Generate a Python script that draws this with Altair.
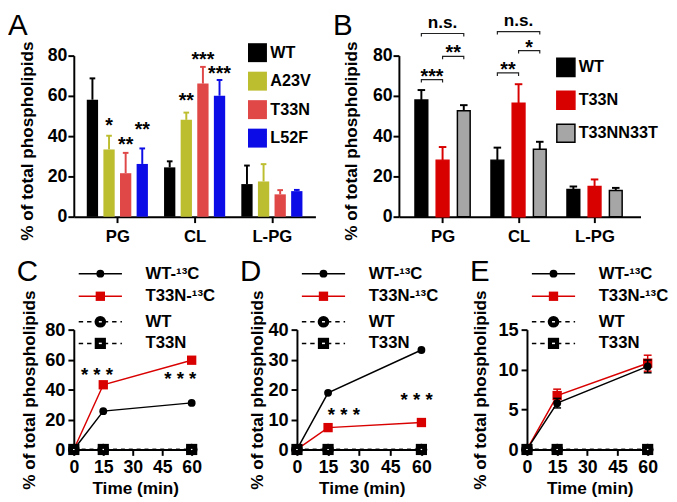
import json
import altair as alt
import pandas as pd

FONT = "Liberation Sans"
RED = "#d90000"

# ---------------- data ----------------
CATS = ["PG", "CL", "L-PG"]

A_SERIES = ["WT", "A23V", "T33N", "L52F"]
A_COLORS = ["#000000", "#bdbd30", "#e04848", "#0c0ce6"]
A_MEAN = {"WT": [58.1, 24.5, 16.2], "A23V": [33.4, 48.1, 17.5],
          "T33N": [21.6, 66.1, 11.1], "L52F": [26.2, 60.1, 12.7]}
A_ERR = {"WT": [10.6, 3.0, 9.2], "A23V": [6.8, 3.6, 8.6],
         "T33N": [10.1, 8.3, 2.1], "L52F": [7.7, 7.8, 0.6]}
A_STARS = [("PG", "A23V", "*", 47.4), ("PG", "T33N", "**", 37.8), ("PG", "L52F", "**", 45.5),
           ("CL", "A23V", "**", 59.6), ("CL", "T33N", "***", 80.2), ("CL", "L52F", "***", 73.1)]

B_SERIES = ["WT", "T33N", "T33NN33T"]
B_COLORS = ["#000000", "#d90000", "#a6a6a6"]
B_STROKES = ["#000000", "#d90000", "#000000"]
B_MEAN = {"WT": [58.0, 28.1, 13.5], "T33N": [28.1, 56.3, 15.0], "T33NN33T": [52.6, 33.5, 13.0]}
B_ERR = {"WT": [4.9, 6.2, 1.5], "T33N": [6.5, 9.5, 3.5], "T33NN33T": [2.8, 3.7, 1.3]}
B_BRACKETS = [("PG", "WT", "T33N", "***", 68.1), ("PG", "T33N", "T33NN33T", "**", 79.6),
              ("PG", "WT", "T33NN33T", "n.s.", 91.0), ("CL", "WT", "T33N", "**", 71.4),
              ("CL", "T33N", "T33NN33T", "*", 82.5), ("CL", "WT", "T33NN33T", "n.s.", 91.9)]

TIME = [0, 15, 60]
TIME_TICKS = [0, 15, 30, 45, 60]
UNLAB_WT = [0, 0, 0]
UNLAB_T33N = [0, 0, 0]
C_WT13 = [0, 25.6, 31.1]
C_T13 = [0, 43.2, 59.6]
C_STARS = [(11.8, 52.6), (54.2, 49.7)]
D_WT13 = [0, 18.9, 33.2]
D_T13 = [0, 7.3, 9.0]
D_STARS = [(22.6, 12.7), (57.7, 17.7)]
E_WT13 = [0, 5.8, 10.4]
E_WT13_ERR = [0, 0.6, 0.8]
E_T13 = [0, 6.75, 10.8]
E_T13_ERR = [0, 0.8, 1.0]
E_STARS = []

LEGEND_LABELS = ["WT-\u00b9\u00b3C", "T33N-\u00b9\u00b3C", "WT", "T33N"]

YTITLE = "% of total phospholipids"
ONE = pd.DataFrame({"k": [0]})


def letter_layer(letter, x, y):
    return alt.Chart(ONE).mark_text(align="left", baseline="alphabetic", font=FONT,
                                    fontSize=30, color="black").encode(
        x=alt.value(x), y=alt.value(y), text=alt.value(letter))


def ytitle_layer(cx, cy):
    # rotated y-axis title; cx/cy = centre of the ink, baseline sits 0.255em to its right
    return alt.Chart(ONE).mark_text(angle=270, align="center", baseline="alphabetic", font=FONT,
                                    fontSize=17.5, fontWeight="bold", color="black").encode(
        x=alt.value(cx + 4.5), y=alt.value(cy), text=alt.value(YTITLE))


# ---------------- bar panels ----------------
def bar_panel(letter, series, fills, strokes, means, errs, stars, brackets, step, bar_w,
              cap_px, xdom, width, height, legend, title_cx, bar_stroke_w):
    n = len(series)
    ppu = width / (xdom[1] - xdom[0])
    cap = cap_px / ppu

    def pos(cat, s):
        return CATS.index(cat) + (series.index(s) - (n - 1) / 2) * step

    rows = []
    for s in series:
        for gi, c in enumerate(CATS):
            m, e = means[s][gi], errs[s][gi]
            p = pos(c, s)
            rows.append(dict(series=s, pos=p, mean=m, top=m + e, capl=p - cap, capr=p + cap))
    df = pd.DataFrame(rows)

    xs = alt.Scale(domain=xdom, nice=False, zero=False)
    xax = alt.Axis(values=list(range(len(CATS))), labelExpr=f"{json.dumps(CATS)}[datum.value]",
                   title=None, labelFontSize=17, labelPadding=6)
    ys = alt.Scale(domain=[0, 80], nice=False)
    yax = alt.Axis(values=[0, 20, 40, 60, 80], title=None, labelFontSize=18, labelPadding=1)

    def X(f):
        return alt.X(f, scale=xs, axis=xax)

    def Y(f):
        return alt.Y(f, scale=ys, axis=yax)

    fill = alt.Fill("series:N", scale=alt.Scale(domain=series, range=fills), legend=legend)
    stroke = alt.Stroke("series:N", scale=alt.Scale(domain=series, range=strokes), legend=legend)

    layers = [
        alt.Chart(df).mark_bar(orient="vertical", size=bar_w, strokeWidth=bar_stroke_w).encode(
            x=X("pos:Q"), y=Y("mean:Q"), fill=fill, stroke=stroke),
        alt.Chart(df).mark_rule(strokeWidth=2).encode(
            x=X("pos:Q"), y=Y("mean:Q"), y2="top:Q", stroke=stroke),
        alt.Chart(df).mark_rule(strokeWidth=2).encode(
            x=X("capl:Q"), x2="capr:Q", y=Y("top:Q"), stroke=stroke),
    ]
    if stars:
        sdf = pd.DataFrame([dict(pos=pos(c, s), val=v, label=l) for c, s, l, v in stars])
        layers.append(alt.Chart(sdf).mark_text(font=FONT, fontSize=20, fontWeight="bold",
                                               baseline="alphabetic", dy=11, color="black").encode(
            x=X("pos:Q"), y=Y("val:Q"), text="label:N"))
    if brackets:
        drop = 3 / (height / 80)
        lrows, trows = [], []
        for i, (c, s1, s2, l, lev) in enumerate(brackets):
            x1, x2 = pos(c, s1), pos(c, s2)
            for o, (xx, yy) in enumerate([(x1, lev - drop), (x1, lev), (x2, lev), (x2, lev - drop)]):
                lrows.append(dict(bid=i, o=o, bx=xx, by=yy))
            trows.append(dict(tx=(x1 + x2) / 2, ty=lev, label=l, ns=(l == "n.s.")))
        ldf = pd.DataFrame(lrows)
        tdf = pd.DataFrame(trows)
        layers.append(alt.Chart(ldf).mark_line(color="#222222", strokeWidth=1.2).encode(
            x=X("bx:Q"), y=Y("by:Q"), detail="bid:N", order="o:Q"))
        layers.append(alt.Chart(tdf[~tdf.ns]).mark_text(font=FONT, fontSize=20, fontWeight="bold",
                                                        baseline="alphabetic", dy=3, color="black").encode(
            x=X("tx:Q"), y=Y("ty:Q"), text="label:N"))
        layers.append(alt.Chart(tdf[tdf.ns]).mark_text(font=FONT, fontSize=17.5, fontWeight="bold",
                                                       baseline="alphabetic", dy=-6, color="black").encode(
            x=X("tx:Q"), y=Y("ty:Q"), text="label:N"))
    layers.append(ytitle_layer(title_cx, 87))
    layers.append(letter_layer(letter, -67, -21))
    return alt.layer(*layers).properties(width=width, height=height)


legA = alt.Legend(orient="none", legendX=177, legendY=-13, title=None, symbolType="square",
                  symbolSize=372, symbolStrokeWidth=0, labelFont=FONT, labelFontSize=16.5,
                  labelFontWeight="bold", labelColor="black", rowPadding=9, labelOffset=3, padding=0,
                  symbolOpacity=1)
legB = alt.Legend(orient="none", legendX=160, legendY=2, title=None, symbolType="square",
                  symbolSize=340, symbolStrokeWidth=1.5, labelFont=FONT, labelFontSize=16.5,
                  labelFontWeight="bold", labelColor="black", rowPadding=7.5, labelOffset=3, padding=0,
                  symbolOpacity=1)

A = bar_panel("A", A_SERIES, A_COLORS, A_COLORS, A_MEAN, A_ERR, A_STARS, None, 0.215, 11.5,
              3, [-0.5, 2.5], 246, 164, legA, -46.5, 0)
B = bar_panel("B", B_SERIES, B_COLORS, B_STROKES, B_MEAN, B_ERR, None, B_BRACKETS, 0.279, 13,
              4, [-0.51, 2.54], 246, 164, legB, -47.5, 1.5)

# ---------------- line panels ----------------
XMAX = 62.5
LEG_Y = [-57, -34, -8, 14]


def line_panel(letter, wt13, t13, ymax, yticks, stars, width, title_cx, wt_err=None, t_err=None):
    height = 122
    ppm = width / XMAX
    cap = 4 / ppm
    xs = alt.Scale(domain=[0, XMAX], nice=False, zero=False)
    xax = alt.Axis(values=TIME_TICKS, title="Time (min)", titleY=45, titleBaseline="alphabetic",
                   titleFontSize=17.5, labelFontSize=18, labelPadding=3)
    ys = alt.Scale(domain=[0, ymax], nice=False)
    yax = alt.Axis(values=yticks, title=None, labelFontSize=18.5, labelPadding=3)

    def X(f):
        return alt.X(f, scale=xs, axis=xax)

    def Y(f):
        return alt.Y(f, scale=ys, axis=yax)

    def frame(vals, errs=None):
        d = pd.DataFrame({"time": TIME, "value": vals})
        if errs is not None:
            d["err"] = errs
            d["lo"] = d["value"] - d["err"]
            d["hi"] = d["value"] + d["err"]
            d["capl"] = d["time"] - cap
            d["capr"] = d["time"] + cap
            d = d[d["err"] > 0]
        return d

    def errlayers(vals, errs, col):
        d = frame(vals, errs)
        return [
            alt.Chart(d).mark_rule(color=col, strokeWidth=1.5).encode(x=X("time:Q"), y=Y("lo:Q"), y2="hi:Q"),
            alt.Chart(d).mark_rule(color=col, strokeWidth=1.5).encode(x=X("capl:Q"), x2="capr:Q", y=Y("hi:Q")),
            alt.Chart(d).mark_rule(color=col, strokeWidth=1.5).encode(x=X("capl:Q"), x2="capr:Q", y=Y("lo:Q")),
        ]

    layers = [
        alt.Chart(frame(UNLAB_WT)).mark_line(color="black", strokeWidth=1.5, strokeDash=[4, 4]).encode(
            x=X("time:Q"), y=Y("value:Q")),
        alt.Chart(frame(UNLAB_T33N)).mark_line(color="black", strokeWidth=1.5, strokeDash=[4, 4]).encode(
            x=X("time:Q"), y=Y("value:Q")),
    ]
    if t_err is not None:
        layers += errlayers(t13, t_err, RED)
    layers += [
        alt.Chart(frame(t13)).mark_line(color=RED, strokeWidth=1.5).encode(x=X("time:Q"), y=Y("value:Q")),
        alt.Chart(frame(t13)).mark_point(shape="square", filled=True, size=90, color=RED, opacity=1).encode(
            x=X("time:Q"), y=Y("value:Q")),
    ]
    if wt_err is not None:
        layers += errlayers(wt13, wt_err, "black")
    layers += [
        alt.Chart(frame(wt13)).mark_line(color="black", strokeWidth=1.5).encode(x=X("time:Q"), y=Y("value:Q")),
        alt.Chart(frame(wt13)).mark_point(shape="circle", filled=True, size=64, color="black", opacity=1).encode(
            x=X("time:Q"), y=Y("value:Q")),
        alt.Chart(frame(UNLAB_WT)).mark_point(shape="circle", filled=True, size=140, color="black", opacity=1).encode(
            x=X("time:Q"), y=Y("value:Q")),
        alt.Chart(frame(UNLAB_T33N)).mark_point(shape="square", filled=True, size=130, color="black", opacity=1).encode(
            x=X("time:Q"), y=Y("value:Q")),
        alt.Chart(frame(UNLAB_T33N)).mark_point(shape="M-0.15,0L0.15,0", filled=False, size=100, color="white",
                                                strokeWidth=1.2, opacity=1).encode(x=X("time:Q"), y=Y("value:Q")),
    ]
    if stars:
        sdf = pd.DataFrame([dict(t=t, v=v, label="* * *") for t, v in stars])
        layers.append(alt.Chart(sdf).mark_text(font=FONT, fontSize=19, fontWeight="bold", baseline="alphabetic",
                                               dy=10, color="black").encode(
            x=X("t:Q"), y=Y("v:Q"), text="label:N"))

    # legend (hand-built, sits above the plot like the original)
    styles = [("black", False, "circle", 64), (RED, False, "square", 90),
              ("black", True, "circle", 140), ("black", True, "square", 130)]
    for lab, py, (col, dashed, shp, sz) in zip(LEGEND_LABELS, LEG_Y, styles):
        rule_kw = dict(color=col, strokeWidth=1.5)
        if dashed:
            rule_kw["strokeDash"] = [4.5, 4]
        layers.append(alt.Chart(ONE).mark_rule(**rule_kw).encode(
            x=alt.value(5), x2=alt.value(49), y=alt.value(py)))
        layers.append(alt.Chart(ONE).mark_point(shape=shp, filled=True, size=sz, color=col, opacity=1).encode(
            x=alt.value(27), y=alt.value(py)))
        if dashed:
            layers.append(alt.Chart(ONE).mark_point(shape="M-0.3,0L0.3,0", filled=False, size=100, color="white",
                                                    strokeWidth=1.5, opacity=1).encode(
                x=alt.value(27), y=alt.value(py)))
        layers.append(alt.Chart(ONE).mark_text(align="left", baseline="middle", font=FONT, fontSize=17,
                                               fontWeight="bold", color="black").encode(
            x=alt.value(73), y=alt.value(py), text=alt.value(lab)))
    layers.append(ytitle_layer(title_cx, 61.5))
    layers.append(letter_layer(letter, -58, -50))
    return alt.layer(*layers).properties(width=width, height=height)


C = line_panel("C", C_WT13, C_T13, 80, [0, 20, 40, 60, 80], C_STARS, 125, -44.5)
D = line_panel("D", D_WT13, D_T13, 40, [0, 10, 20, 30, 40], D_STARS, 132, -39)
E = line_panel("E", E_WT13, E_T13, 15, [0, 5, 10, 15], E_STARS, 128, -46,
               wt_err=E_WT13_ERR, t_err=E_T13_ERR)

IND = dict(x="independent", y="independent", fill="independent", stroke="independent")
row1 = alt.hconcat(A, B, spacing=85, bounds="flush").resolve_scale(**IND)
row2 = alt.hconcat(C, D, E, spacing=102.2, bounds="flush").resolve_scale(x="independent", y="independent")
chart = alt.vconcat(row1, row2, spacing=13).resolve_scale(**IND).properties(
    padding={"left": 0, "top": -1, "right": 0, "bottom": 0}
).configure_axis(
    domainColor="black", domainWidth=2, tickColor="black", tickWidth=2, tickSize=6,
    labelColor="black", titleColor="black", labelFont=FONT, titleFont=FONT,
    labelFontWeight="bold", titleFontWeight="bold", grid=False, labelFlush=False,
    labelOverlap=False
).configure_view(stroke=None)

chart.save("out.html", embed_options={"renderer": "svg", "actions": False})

# What is being asked:
Without the pictures, return the listing above from its first line through the line that has "x=alt.value(x), y=alt.value(y), text=alt.value(letter))".

# Response to this exercise:
Generate a Python script that draws this with Altair.
import json
import altair as alt
import pandas as pd

FONT = "Liberation Sans"
RED = "#d90000"

# ---------------- data ----------------
CATS = ["PG", "CL", "L-PG"]

A_SERIES = ["WT", "A23V", "T33N", "L52F"]
A_COLORS = ["#000000", "#bdbd30", "#e04848", "#0c0ce6"]
A_MEAN = {"WT": [58.1, 24.5, 16.2], "A23V": [33.4, 48.1, 17.5],
          "T33N": [21.6, 66.1, 11.1], "L52F": [26.2, 60.1, 12.7]}
A_ERR = {"WT": [10.6, 3.0, 9.2], "A23V": [6.8, 3.6, 8.6],
         "T33N": [10.1, 8.3, 2.1], "L52F": [7.7, 7.8, 0.6]}
A_STARS = [("PG", "A23V", "*", 47.4), ("PG", "T33N", "**", 37.8), ("PG", "L52F", "**", 45.5),
           ("CL", "A23V", "**", 59.6), ("CL", "T33N", "***", 80.2), ("CL", "L52F", "***", 73.1)]

B_SERIES = ["WT", "T33N", "T33NN33T"]
B_COLORS = ["#000000", "#d90000", "#a6a6a6"]
B_STROKES = ["#000000", "#d90000", "#000000"]
B_MEAN = {"WT": [58.0, 28.1, 13.5], "T33N": [28.1, 56.3, 15.0], "T33NN33T": [52.6, 33.5, 13.0]}
B_ERR = {"WT": [4.9, 6.2, 1.5], "T33N": [6.5, 9.5, 3.5], "T33NN33T": [2.8, 3.7, 1.3]}
B_BRACKETS = [("PG", "WT", "T33N", "***", 68.1), ("PG", "T33N", "T33NN33T", "**", 79.6),
              ("PG", "WT", "T33NN33T", "n.s.", 91.0), ("CL", "WT", "T33N", "**", 71.4),
              ("CL", "T33N", "T33NN33T", "*", 82.5), ("CL", "WT", "T33NN33T", "n.s.", 91.9)]

TIME = [0, 15, 60]
TIME_TICKS = [0, 15, 30, 45, 60]
UNLAB_WT = [0, 0, 0]
UNLAB_T33N = [0, 0, 0]
C_WT13 = [0, 25.6, 31.1]
C_T13 = [0, 43.2, 59.6]
C_STARS = [(11.8, 52.6), (54.2, 49.7)]
D_WT13 = [0, 18.9, 33.2]
D_T13 = [0, 7.3, 9.0]
D_STARS = [(22.6, 12.7), (57.7, 17.7)]
E_WT13 = [0, 5.8, 10.4]
E_WT13_ERR = [0, 0.6, 0.8]
E_T13 = [0, 6.75, 10.8]
E_T13_ERR = [0, 0.8, 1.0]
E_STARS = []

LEGEND_LABELS = ["WT-\u00b9\u00b3C", "T33N-\u00b9\u00b3C", "WT", "T33N"]

YTITLE = "% of total phospholipids"
ONE = pd.DataFrame({"k": [0]})


def letter_layer(letter, x, y):
    return alt.Chart(ONE).mark_text(align="left", baseline="alphabetic", font=FONT,
                                    fontSize=30, color="black").encode(
        x=alt.value(x), y=alt.value(y), text=alt.value(letter))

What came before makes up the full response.